[AIM OF THE TASK]: Repeat the entire listing exactly.

[PROVIDED MATERIAL]:
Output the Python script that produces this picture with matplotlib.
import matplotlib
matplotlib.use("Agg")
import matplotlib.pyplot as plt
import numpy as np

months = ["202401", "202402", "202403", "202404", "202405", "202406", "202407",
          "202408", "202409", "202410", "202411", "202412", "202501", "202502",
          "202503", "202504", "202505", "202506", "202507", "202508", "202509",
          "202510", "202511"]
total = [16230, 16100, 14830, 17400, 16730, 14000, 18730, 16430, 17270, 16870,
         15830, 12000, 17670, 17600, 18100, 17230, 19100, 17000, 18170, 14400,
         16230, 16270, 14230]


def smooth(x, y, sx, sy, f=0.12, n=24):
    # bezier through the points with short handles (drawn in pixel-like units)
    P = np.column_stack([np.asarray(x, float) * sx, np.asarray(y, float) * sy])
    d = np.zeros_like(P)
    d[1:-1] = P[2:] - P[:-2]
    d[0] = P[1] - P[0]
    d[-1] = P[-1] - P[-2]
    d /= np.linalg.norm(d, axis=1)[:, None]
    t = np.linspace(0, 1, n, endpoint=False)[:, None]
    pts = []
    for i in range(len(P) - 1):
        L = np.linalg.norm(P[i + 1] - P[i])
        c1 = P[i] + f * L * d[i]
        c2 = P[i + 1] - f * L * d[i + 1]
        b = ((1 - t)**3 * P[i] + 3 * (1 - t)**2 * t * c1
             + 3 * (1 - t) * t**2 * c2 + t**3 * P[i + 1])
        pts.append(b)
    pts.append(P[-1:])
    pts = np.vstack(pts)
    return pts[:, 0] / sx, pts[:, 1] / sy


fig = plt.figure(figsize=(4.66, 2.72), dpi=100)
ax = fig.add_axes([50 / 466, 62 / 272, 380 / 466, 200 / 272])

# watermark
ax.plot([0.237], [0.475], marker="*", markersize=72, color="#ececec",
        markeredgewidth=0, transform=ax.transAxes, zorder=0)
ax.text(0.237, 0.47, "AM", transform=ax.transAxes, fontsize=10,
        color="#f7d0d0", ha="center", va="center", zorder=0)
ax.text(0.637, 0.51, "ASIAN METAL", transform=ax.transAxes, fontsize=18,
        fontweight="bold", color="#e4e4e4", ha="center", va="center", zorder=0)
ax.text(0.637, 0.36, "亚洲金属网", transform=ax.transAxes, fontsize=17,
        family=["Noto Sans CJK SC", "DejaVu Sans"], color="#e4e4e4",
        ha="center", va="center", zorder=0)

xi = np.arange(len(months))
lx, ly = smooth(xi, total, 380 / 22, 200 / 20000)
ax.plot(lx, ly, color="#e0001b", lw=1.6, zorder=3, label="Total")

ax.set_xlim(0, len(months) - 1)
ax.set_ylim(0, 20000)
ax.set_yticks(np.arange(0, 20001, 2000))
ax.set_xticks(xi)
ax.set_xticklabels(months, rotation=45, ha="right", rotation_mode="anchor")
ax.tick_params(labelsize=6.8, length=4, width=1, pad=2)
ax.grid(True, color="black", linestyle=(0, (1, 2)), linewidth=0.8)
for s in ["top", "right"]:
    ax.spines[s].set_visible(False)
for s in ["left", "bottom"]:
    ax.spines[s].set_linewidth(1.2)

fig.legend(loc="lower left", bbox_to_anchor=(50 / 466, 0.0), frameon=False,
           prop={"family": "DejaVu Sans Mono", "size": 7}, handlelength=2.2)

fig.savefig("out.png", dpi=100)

[ANSWER BELOW]:
Output the Python script that produces this picture with matplotlib.
import matplotlib
matplotlib.use("Agg")
import matplotlib.pyplot as plt
import numpy as np

months = ["202401", "202402", "202403", "202404", "202405", "202406", "202407",
          "202408", "202409", "202410", "202411", "202412", "202501", "202502",
          "202503", "202504", "202505", "202506", "202507", "202508", "202509",
          "202510", "202511"]
total = [16230, 16100, 14830, 17400, 16730, 14000, 18730, 16430, 17270, 16870,
         15830, 12000, 17670, 17600, 18100, 17230, 19100, 17000, 18170, 14400,
         16230, 16270, 14230]


def smooth(x, y, sx, sy, f=0.12, n=24):
    # bezier through the points with short handles (drawn in pixel-like units)
    P = np.column_stack([np.asarray(x, float) * sx, np.asarray(y, float) * sy])
    d = np.zeros_like(P)
    d[1:-1] = P[2:] - P[:-2]
    d[0] = P[1] - P[0]
    d[-1] = P[-1] - P[-2]
    d /= np.linalg.norm(d, axis=1)[:, None]
    t = np.linspace(0, 1, n, endpoint=False)[:, None]
    pts = []
    for i in range(len(P) - 1):
        L = np.linalg.norm(P[i + 1] - P[i])
        c1 = P[i] + f * L * d[i]
        c2 = P[i + 1] - f * L * d[i + 1]
        b = ((1 - t)**3 * P[i] + 3 * (1 - t)**2 * t * c1
             + 3 * (1 - t) * t**2 * c2 + t**3 * P[i + 1])
        pts.append(b)
    pts.append(P[-1:])
    pts = np.vstack(pts)
    return pts[:, 0] / sx, pts[:, 1] / sy


fig = plt.figure(figsize=(4.66, 2.72), dpi=100)
ax = fig.add_axes([50 / 466, 62 / 272, 380 / 466, 200 / 272])

# watermark
ax.plot([0.237], [0.475], marker="*", markersize=72, color="#ececec",
        markeredgewidth=0, transform=ax.transAxes, zorder=0)
ax.text(0.237, 0.47, "AM", transform=ax.transAxes, fontsize=10,
        color="#f7d0d0", ha="center", va="center", zorder=0)
ax.text(0.637, 0.51, "ASIAN METAL", transform=ax.transAxes, fontsize=18,
        fontweight="bold", color="#e4e4e4", ha="center", va="center", zorder=0)
ax.text(0.637, 0.36, "亚洲金属网", transform=ax.transAxes, fontsize=17,
        family=["Noto Sans CJK SC", "DejaVu Sans"], color="#e4e4e4",
        ha="center", va="center", zorder=0)

xi = np.arange(len(months))
lx, ly = smooth(xi, total, 380 / 22, 200 / 20000)
ax.plot(lx, ly, color="#e0001b", lw=1.6, zorder=3, label="Total")

ax.set_xlim(0, len(months) - 1)
ax.set_ylim(0, 20000)
ax.set_yticks(np.arange(0, 20001, 2000))
ax.set_xticks(xi)
ax.set_xticklabels(months, rotation=45, ha="right", rotation_mode="anchor")
ax.tick_params(labelsize=6.8, length=4, width=1, pad=2)
ax.grid(True, color="black", linestyle=(0, (1, 2)), linewidth=0.8)
for s in ["top", "right"]:
    ax.spines[s].set_visible(False)
for s in ["left", "bottom"]:
    ax.spines[s].set_linewidth(1.2)

fig.legend(loc="lower left", bbox_to_anchor=(50 / 466, 0.0), frameon=False,
           prop={"family": "DejaVu Sans Mono", "size": 7}, handlelength=2.2)

fig.savefig("out.png", dpi=100)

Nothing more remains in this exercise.